We now train a diffusion model. To do so, we first slightly modify the architecture of the U-Net to allow conditioning on the timestep. This is achieved through two linear layers with GeLU activation. The training of a diffusion model works as follows: at each step, we sample a timestep $p$, then noise the image according to:

\[x_t = \sqrt{\bar{\alpha_t}}x_0 + \sqrt{1-\bar{\alpha_t}}\epsilon\]

where $\epsilon$ is sampled from a normal distribution. The model $\epsilon_{\theta}$ then tries to recover the noise that has been added. The final loss is the MSE between the estimated noise and the true noise. We trained the model for 20 epochs with an exponential scheduler and the Adam optimizer with a learning rate of $10^{-3}$. The training loss is shown below.

Image 1

Figure 19: Diffusion model training loss curve.

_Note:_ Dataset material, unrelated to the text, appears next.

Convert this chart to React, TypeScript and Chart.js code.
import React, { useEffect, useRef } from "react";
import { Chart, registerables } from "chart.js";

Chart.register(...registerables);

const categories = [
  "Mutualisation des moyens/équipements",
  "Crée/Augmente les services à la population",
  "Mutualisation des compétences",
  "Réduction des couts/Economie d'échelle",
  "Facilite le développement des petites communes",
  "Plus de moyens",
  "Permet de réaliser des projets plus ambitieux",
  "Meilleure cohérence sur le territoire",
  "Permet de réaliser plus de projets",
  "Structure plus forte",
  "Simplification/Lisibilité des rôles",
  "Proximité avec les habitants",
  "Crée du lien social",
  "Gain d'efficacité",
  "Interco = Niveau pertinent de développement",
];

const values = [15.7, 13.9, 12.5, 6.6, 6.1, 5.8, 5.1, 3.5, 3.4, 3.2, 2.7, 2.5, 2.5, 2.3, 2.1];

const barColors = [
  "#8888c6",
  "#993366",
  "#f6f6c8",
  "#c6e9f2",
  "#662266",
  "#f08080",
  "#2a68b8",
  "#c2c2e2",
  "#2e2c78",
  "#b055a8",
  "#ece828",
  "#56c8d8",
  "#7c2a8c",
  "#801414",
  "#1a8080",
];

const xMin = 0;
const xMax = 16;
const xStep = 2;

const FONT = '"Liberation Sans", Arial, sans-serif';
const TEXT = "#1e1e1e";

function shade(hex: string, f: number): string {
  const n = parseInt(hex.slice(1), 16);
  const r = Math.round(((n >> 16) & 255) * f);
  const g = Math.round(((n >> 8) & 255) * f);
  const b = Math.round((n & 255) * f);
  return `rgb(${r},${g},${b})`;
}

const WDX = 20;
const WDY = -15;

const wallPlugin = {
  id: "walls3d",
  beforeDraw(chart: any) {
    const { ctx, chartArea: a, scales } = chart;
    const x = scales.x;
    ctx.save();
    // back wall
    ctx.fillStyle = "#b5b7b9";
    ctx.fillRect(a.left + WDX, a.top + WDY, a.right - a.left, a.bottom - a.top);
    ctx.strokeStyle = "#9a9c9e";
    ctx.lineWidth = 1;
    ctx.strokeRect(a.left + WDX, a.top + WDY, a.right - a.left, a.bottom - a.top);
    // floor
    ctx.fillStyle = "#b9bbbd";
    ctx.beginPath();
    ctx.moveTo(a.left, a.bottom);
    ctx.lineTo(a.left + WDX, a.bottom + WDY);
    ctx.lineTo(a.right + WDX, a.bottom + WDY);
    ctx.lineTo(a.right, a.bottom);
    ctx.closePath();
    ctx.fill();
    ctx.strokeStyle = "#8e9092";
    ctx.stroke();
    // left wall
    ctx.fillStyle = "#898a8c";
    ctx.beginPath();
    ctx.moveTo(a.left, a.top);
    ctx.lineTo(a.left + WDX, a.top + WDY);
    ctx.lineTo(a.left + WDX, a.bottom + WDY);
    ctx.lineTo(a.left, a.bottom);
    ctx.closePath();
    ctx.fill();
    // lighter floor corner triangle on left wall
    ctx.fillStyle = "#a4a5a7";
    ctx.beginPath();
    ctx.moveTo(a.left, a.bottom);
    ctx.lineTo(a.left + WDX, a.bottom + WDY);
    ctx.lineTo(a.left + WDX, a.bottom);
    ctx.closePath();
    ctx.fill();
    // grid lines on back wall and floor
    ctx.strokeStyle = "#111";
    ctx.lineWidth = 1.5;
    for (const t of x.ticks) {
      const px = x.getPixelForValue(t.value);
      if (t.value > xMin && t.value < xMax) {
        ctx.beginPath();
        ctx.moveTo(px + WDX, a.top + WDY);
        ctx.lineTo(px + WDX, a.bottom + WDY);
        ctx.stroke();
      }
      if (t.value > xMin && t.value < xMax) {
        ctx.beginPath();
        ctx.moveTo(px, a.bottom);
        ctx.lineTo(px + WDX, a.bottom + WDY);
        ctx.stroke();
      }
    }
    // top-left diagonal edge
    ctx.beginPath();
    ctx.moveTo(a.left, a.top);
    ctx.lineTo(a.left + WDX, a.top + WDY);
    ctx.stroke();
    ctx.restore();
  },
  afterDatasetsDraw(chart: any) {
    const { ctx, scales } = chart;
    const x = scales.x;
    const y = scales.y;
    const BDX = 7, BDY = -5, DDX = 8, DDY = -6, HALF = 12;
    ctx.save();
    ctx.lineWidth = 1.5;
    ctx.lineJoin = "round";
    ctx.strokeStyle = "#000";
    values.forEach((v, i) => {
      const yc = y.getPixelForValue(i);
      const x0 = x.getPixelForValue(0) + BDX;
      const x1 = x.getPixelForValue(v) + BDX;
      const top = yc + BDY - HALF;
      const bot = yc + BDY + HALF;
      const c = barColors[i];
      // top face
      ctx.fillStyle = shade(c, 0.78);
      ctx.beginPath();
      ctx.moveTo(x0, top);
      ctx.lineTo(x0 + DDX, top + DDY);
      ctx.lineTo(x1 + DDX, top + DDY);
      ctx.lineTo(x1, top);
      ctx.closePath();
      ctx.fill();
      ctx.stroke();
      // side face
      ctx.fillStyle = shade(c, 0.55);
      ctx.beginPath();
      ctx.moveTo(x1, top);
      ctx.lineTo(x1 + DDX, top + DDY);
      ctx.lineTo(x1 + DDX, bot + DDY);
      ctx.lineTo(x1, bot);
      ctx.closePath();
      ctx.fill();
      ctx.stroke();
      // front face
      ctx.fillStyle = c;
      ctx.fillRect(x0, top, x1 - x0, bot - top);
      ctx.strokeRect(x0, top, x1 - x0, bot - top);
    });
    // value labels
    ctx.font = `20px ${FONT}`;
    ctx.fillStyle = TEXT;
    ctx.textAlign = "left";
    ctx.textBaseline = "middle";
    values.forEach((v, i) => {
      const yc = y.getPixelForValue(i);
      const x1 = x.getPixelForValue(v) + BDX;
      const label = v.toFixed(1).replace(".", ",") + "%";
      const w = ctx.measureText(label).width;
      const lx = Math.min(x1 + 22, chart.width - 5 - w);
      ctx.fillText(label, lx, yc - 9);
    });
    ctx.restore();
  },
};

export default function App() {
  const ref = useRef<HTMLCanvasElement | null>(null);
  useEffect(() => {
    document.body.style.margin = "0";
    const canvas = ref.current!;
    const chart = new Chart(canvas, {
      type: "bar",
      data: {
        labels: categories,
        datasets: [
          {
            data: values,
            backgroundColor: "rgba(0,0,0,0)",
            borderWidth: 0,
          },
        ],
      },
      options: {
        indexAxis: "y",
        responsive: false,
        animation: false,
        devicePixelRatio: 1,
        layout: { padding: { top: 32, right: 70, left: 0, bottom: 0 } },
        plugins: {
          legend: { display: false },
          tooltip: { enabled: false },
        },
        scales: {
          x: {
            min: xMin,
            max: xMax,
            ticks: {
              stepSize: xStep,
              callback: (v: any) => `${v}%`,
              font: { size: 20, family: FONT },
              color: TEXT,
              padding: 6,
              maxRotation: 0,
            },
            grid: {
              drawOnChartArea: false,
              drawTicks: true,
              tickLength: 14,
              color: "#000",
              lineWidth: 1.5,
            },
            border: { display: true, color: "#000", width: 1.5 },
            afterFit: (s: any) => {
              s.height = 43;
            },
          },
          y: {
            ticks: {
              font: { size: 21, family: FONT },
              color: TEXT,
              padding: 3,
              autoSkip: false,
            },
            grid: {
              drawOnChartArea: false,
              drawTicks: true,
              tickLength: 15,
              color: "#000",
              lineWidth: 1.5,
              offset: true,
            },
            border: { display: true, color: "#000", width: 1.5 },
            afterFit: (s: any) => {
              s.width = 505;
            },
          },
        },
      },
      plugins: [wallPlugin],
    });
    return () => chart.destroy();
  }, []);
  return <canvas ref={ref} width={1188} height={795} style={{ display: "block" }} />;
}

We generated samples during training. Some results are shown below. That that the model is capable of generating digits that is similar to the training data.

Image 1

Figure 20: Sample generation at different stage of training.

Diffusion Model With Class Conditioning

Note that the samples generated from the diffusion model can be any digit. We can add control by incorporating class conditioning, which works similarly to time conditioning, except that we pass a one-hot encoded class into the linear layers. We follow the modulated approach as suggested in the project description. Additionally, we added random dropouts with $p=0.1$ so that the model is sometimes trained without labels. Training the class-conditioned model works similarly to the previous setup. We use the same training configuration, and the training loss curve is shown below.

Image 1

Figure 21: Training loss of class-conditioned diffusion model.

Like before, we generated samples during training. Note that now the model is capable of generating the specific digits we specify.

Image 1

Figure 1: Labeled source and target images.